What is needed: Transcribe the listing that follows in full, omitting pictures.

Input for this task:
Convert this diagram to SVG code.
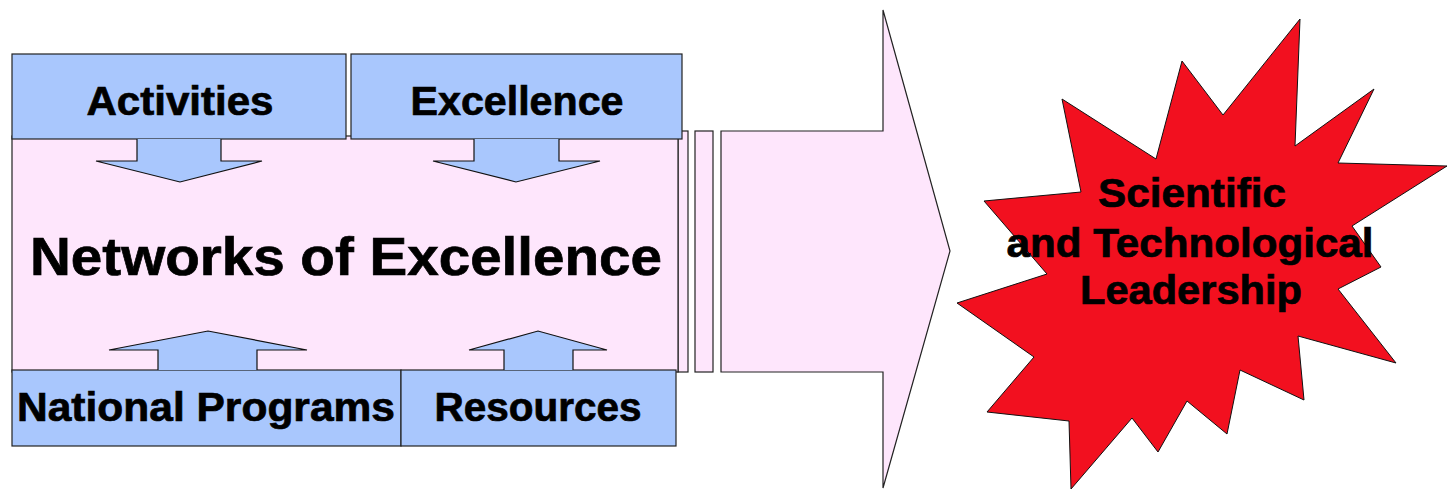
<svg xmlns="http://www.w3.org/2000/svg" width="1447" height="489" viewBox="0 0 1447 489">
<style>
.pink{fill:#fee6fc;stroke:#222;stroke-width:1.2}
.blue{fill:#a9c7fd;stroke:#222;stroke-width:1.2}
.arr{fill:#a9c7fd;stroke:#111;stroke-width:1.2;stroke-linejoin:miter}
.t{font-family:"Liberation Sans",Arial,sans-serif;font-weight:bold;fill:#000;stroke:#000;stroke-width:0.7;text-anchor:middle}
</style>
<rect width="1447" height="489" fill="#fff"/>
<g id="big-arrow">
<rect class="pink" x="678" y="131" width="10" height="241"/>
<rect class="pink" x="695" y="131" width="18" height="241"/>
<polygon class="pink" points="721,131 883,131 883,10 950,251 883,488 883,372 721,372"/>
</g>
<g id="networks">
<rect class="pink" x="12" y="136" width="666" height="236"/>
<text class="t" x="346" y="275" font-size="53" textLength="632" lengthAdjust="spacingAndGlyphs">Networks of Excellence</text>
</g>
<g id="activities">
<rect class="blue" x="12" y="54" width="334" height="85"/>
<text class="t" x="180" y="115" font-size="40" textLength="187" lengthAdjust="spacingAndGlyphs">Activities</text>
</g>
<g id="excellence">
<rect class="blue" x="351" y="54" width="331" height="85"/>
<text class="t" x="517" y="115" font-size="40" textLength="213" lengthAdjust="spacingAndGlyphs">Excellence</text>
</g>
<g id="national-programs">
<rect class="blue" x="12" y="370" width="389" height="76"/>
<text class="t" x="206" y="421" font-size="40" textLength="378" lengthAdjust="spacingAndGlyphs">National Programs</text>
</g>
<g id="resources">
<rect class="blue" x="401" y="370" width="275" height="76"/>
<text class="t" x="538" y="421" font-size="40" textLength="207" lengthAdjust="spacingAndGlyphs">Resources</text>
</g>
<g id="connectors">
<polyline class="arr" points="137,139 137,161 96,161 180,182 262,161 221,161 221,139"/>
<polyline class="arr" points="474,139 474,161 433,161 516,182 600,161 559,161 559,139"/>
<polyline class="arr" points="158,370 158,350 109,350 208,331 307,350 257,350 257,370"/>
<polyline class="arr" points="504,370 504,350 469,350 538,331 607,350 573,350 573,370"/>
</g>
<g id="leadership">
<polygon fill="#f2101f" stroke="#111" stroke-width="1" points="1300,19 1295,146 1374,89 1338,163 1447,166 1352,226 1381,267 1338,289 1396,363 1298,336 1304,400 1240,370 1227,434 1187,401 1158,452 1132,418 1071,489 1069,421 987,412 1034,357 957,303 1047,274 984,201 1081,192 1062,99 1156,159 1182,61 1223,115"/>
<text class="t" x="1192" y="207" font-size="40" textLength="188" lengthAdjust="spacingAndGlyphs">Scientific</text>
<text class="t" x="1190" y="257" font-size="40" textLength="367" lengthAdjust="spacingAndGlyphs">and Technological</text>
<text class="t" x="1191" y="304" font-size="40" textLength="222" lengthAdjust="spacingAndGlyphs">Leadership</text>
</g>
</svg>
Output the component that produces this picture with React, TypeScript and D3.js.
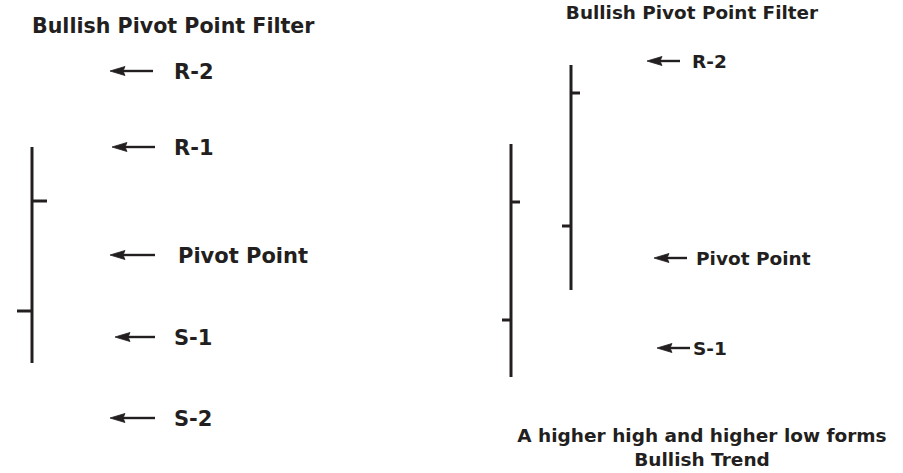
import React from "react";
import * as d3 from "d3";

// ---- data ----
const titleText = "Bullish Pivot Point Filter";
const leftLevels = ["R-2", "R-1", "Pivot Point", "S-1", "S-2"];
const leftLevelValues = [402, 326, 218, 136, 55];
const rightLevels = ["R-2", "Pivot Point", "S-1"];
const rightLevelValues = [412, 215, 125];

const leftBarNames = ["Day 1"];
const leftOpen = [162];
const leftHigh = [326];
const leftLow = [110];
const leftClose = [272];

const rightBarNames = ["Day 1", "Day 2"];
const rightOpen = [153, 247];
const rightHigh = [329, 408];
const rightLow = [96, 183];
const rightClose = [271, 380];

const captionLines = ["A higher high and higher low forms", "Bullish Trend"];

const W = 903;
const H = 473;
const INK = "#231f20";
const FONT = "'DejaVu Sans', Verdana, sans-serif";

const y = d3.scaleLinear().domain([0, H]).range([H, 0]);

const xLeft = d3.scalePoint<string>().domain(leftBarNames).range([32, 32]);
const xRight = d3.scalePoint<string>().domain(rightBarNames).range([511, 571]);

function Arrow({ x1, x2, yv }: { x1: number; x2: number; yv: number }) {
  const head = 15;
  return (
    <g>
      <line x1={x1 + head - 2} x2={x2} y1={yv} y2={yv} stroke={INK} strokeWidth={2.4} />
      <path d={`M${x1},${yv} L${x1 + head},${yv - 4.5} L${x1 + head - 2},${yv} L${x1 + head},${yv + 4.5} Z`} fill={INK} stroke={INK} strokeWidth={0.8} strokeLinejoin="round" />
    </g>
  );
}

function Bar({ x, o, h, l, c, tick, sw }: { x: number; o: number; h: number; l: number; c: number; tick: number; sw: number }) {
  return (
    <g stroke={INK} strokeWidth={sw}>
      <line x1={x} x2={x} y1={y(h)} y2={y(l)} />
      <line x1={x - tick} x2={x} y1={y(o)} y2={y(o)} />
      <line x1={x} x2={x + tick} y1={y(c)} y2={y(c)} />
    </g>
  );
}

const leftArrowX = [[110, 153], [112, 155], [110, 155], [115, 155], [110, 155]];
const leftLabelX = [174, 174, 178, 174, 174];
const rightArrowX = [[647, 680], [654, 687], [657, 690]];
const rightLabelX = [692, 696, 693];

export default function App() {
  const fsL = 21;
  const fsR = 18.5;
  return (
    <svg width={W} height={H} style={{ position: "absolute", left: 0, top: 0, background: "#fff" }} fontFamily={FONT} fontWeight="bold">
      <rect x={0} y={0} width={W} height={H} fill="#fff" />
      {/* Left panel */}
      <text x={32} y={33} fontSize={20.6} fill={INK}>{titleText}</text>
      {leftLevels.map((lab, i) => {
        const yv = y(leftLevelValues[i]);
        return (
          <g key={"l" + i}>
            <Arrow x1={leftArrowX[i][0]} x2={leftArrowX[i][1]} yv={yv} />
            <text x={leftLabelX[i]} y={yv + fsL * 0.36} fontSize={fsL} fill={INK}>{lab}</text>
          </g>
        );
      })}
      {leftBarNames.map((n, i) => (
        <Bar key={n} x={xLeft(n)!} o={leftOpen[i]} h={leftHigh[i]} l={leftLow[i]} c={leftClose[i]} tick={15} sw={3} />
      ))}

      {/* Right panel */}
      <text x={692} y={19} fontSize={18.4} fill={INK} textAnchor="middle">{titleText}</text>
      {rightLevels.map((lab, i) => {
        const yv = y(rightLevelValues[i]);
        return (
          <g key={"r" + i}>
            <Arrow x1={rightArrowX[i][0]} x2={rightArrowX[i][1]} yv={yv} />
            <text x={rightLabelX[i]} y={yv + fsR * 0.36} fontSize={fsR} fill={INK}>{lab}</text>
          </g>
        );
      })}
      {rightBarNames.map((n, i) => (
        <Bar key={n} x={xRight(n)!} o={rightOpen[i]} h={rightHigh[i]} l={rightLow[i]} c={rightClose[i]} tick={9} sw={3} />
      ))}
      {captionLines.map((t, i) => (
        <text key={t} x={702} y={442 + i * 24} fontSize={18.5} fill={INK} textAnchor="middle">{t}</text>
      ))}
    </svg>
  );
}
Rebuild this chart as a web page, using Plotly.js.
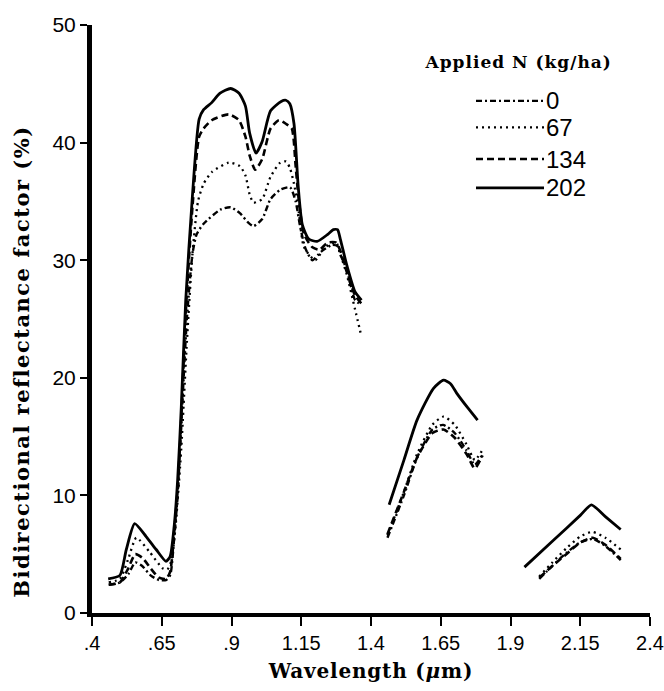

Exercise result:
Convert this diagram to SVG code.
<svg xmlns="http://www.w3.org/2000/svg" width="1447" height="489" viewBox="0 0 1447 489">
<style>
.pink{fill:#fee6fc;stroke:#222;stroke-width:1.2}
.blue{fill:#a9c7fd;stroke:#222;stroke-width:1.2}
.arr{fill:#a9c7fd;stroke:#111;stroke-width:1.2;stroke-linejoin:miter}
.t{font-family:"Liberation Sans",Arial,sans-serif;font-weight:bold;fill:#000;stroke:#000;stroke-width:0.7;text-anchor:middle}
</style>
<rect width="1447" height="489" fill="#fff"/>
<g id="big-arrow">
<rect class="pink" x="678" y="131" width="10" height="241"/>
<rect class="pink" x="695" y="131" width="18" height="241"/>
<polygon class="pink" points="721,131 883,131 883,10 950,251 883,488 883,372 721,372"/>
</g>
<g id="networks">
<rect class="pink" x="12" y="136" width="666" height="236"/>
<text class="t" x="346" y="275" font-size="53" textLength="632" lengthAdjust="spacingAndGlyphs">Networks of Excellence</text>
</g>
<g id="activities">
<rect class="blue" x="12" y="54" width="334" height="85"/>
<text class="t" x="180" y="115" font-size="40" textLength="187" lengthAdjust="spacingAndGlyphs">Activities</text>
</g>
<g id="excellence">
<rect class="blue" x="351" y="54" width="331" height="85"/>
<text class="t" x="517" y="115" font-size="40" textLength="213" lengthAdjust="spacingAndGlyphs">Excellence</text>
</g>
<g id="national-programs">
<rect class="blue" x="12" y="370" width="389" height="76"/>
<text class="t" x="206" y="421" font-size="40" textLength="378" lengthAdjust="spacingAndGlyphs">National Programs</text>
</g>
<g id="resources">
<rect class="blue" x="401" y="370" width="275" height="76"/>
<text class="t" x="538" y="421" font-size="40" textLength="207" lengthAdjust="spacingAndGlyphs">Resources</text>
</g>
<g id="connectors">
<polyline class="arr" points="137,139 137,161 96,161 180,182 262,161 221,161 221,139"/>
<polyline class="arr" points="474,139 474,161 433,161 516,182 600,161 559,161 559,139"/>
<polyline class="arr" points="158,370 158,350 109,350 208,331 307,350 257,350 257,370"/>
<polyline class="arr" points="504,370 504,350 469,350 538,331 607,350 573,350 573,370"/>
</g>
<g id="leadership">
<polygon fill="#f2101f" stroke="#111" stroke-width="1" points="1300,19 1295,146 1374,89 1338,163 1447,166 1352,226 1381,267 1338,289 1396,363 1298,336 1304,400 1240,370 1227,434 1187,401 1158,452 1132,418 1071,489 1069,421 987,412 1034,357 957,303 1047,274 984,201 1081,192 1062,99 1156,159 1182,61 1223,115"/>
<text class="t" x="1192" y="207" font-size="40" textLength="188" lengthAdjust="spacingAndGlyphs">Scientific</text>
<text class="t" x="1190" y="257" font-size="40" textLength="367" lengthAdjust="spacingAndGlyphs">and Technological</text>
<text class="t" x="1191" y="304" font-size="40" textLength="222" lengthAdjust="spacingAndGlyphs">Leadership</text>
</g>
</svg>
Output the component that produces this picture with React, TypeScript and D3.js.
import React from "react";
import * as d3 from "d3";

// ---- data ----
const titleText = "Bullish Pivot Point Filter";
const leftLevels = ["R-2", "R-1", "Pivot Point", "S-1", "S-2"];
const leftLevelValues = [402, 326, 218, 136, 55];
const rightLevels = ["R-2", "Pivot Point", "S-1"];
const rightLevelValues = [412, 215, 125];

const leftBarNames = ["Day 1"];
const leftOpen = [162];
const leftHigh = [326];
const leftLow = [110];
const leftClose = [272];

const rightBarNames = ["Day 1", "Day 2"];
const rightOpen = [153, 247];
const rightHigh = [329, 408];
const rightLow = [96, 183];
const rightClose = [271, 380];

const captionLines = ["A higher high and higher low forms", "Bullish Trend"];

const W = 903;
const H = 473;
const INK = "#231f20";
const FONT = "'DejaVu Sans', Verdana, sans-serif";

const y = d3.scaleLinear().domain([0, H]).range([H, 0]);

const xLeft = d3.scalePoint<string>().domain(leftBarNames).range([32, 32]);
const xRight = d3.scalePoint<string>().domain(rightBarNames).range([511, 571]);

function Arrow({ x1, x2, yv }: { x1: number; x2: number; yv: number }) {
  const head = 15;
  return (
    <g>
      <line x1={x1 + head - 2} x2={x2} y1={yv} y2={yv} stroke={INK} strokeWidth={2.4} />
      <path d={`M${x1},${yv} L${x1 + head},${yv - 4.5} L${x1 + head - 2},${yv} L${x1 + head},${yv + 4.5} Z`} fill={INK} stroke={INK} strokeWidth={0.8} strokeLinejoin="round" />
    </g>
  );
}

function Bar({ x, o, h, l, c, tick, sw }: { x: number; o: number; h: number; l: number; c: number; tick: number; sw: number }) {
  return (
    <g stroke={INK} strokeWidth={sw}>
      <line x1={x} x2={x} y1={y(h)} y2={y(l)} />
      <line x1={x - tick} x2={x} y1={y(o)} y2={y(o)} />
      <line x1={x} x2={x + tick} y1={y(c)} y2={y(c)} />
    </g>
  );
}

const leftArrowX = [[110, 153], [112, 155], [110, 155], [115, 155], [110, 155]];
const leftLabelX = [174, 174, 178, 174, 174];
const rightArrowX = [[647, 680], [654, 687], [657, 690]];
const rightLabelX = [692, 696, 693];

export default function App() {
  const fsL = 21;
  const fsR = 18.5;
  return (
    <svg width={W} height={H} style={{ position: "absolute", left: 0, top: 0, background: "#fff" }} fontFamily={FONT} fontWeight="bold">
      <rect x={0} y={0} width={W} height={H} fill="#fff" />
      {/* Left panel */}
      <text x={32} y={33} fontSize={20.6} fill={INK}>{titleText}</text>
      {leftLevels.map((lab, i) => {
        const yv = y(leftLevelValues[i]);
        return (
          <g key={"l" + i}>
            <Arrow x1={leftArrowX[i][0]} x2={leftArrowX[i][1]} yv={yv} />
            <text x={leftLabelX[i]} y={yv + fsL * 0.36} fontSize={fsL} fill={INK}>{lab}</text>
          </g>
        );
      })}
      {leftBarNames.map((n, i) => (
        <Bar key={n} x={xLeft(n)!} o={leftOpen[i]} h={leftHigh[i]} l={leftLow[i]} c={leftClose[i]} tick={15} sw={3} />
      ))}

      {/* Right panel */}
      <text x={692} y={19} fontSize={18.4} fill={INK} textAnchor="middle">{titleText}</text>
      {rightLevels.map((lab, i) => {
        const yv = y(rightLevelValues[i]);
        return (
          <g key={"r" + i}>
            <Arrow x1={rightArrowX[i][0]} x2={rightArrowX[i][1]} yv={yv} />
            <text x={rightLabelX[i]} y={yv + fsR * 0.36} fontSize={fsR} fill={INK}>{lab}</text>
          </g>
        );
      })}
      {rightBarNames.map((n, i) => (
        <Bar key={n} x={xRight(n)!} o={rightOpen[i]} h={rightHigh[i]} l={rightLow[i]} c={rightClose[i]} tick={9} sw={3} />
      ))}
      {captionLines.map((t, i) => (
        <text key={t} x={702} y={442 + i * 24} fontSize={18.5} fill={INK} textAnchor="middle">{t}</text>
      ))}
    </svg>
  );
}
Rebuild this chart as a web page, using Plotly.js.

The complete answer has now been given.